* [GIVEN REQUEST]: Transcribe the material word for word, but without the images.

* [DATASET CONTENT]:

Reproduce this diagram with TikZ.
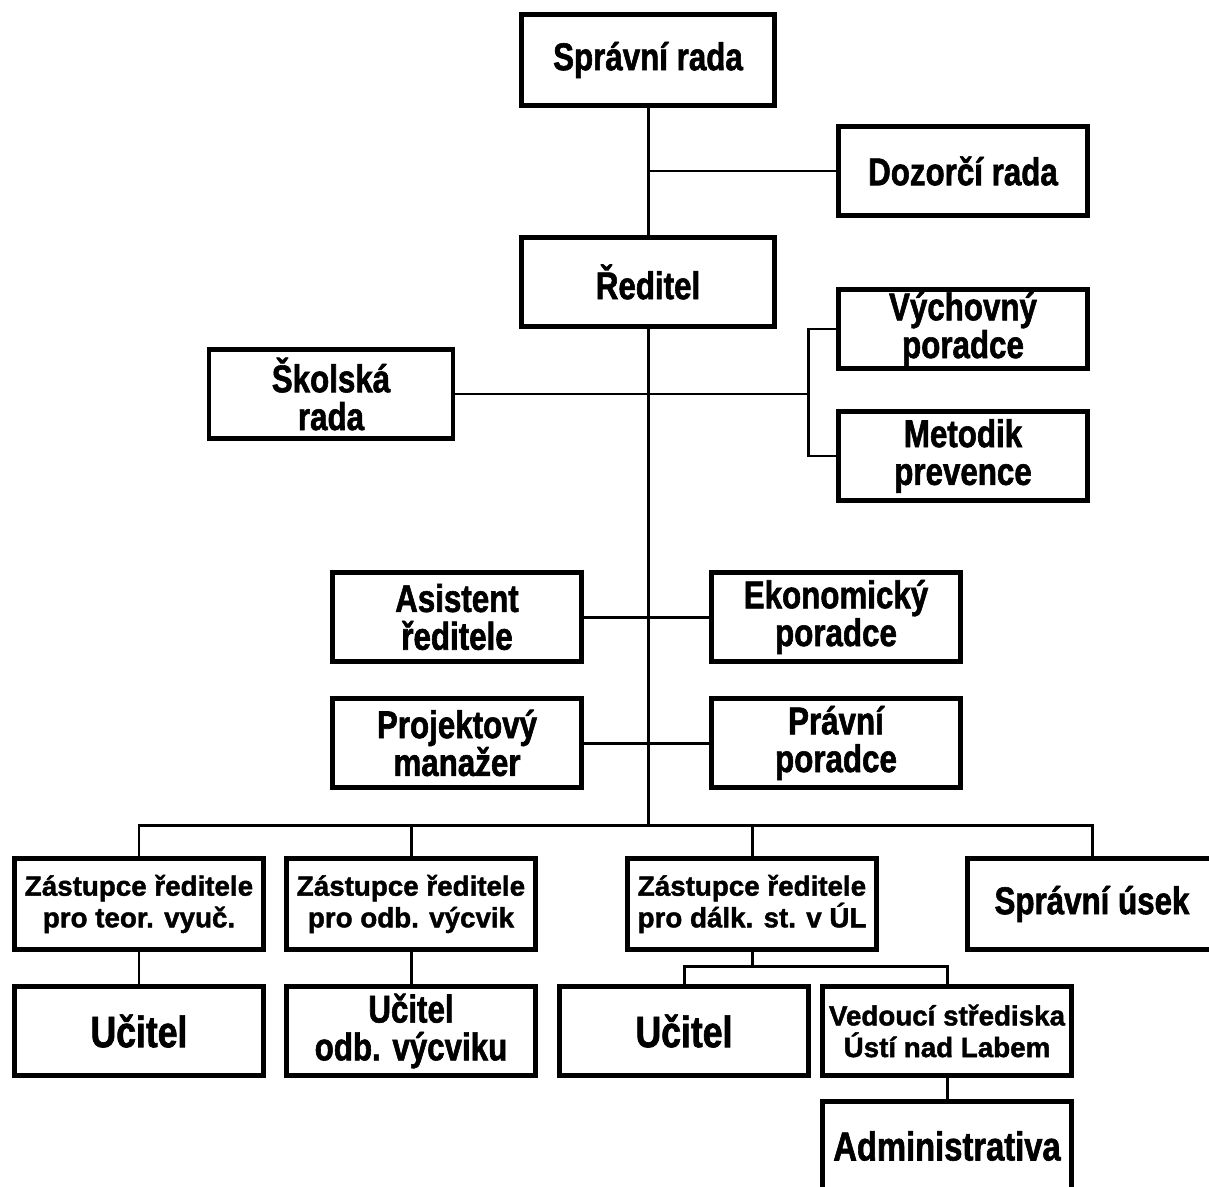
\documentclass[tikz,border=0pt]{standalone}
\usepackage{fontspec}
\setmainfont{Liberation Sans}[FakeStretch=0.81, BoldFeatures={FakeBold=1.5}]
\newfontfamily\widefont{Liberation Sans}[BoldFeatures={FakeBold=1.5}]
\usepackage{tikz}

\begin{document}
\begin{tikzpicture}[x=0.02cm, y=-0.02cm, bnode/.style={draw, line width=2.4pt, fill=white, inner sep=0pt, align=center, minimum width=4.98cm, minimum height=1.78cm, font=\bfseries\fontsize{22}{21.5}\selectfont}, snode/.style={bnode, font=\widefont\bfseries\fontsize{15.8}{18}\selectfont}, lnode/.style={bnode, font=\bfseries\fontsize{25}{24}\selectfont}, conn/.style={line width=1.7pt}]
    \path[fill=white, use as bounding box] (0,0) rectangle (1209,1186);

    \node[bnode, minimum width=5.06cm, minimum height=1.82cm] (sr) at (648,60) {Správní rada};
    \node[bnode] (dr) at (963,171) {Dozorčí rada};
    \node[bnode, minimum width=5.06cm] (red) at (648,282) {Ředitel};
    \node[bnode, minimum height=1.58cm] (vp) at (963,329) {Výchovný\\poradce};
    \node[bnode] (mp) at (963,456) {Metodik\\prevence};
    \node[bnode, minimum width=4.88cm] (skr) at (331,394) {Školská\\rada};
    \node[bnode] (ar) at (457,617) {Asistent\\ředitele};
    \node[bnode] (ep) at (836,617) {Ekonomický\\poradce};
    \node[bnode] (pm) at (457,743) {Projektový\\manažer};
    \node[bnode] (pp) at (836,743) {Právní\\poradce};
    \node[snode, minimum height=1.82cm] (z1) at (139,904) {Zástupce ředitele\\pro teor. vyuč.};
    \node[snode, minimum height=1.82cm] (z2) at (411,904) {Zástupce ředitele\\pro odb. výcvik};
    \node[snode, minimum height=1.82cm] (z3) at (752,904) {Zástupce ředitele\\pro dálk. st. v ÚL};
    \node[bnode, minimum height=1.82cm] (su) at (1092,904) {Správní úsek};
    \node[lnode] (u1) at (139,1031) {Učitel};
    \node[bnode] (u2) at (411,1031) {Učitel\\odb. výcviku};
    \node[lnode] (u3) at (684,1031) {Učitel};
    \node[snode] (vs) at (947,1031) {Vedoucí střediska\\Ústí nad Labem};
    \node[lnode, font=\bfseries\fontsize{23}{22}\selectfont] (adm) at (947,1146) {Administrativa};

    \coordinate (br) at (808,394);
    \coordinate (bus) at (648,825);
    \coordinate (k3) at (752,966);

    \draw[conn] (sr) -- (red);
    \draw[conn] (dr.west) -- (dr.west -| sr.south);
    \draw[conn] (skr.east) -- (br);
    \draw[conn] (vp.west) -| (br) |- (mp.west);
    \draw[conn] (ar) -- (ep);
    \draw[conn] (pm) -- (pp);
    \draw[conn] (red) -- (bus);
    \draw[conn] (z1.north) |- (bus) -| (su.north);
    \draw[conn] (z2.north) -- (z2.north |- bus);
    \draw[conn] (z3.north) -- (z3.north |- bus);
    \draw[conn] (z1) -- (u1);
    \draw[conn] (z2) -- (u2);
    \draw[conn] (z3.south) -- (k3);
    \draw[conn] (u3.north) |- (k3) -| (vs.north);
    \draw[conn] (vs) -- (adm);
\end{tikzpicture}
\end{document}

* [WRITTEN ANSWER]:
Reproduce this diagram with TikZ.
\documentclass[tikz,border=0pt]{standalone}
\usepackage{fontspec}
\setmainfont{Liberation Sans}[FakeStretch=0.81, BoldFeatures={FakeBold=1.5}]
\newfontfamily\widefont{Liberation Sans}[BoldFeatures={FakeBold=1.5}]
\usepackage{tikz}

\begin{document}
\begin{tikzpicture}[x=0.02cm, y=-0.02cm, bnode/.style={draw, line width=2.4pt, fill=white, inner sep=0pt, align=center, minimum width=4.98cm, minimum height=1.78cm, font=\bfseries\fontsize{22}{21.5}\selectfont}, snode/.style={bnode, font=\widefont\bfseries\fontsize{15.8}{18}\selectfont}, lnode/.style={bnode, font=\bfseries\fontsize{25}{24}\selectfont}, conn/.style={line width=1.7pt}]
    \path[fill=white, use as bounding box] (0,0) rectangle (1209,1186);

    \node[bnode, minimum width=5.06cm, minimum height=1.82cm] (sr) at (648,60) {Správní rada};
    \node[bnode] (dr) at (963,171) {Dozorčí rada};
    \node[bnode, minimum width=5.06cm] (red) at (648,282) {Ředitel};
    \node[bnode, minimum height=1.58cm] (vp) at (963,329) {Výchovný\\poradce};
    \node[bnode] (mp) at (963,456) {Metodik\\prevence};
    \node[bnode, minimum width=4.88cm] (skr) at (331,394) {Školská\\rada};
    \node[bnode] (ar) at (457,617) {Asistent\\ředitele};
    \node[bnode] (ep) at (836,617) {Ekonomický\\poradce};
    \node[bnode] (pm) at (457,743) {Projektový\\manažer};
    \node[bnode] (pp) at (836,743) {Právní\\poradce};
    \node[snode, minimum height=1.82cm] (z1) at (139,904) {Zástupce ředitele\\pro teor. vyuč.};
    \node[snode, minimum height=1.82cm] (z2) at (411,904) {Zástupce ředitele\\pro odb. výcvik};
    \node[snode, minimum height=1.82cm] (z3) at (752,904) {Zástupce ředitele\\pro dálk. st. v ÚL};
    \node[bnode, minimum height=1.82cm] (su) at (1092,904) {Správní úsek};
    \node[lnode] (u1) at (139,1031) {Učitel};
    \node[bnode] (u2) at (411,1031) {Učitel\\odb. výcviku};
    \node[lnode] (u3) at (684,1031) {Učitel};
    \node[snode] (vs) at (947,1031) {Vedoucí střediska\\Ústí nad Labem};
    \node[lnode, font=\bfseries\fontsize{23}{22}\selectfont] (adm) at (947,1146) {Administrativa};

    \coordinate (br) at (808,394);
    \coordinate (bus) at (648,825);
    \coordinate (k3) at (752,966);

    \draw[conn] (sr) -- (red);
    \draw[conn] (dr.west) -- (dr.west -| sr.south);
    \draw[conn] (skr.east) -- (br);
    \draw[conn] (vp.west) -| (br) |- (mp.west);
    \draw[conn] (ar) -- (ep);
    \draw[conn] (pm) -- (pp);
    \draw[conn] (red) -- (bus);
    \draw[conn] (z1.north) |- (bus) -| (su.north);
    \draw[conn] (z2.north) -- (z2.north |- bus);
    \draw[conn] (z3.north) -- (z3.north |- bus);
    \draw[conn] (z1) -- (u1);
    \draw[conn] (z2) -- (u2);
    \draw[conn] (z3.south) -- (k3);
    \draw[conn] (u3.north) |- (k3) -| (vs.north);
    \draw[conn] (vs) -- (adm);
\end{tikzpicture}
\end{document}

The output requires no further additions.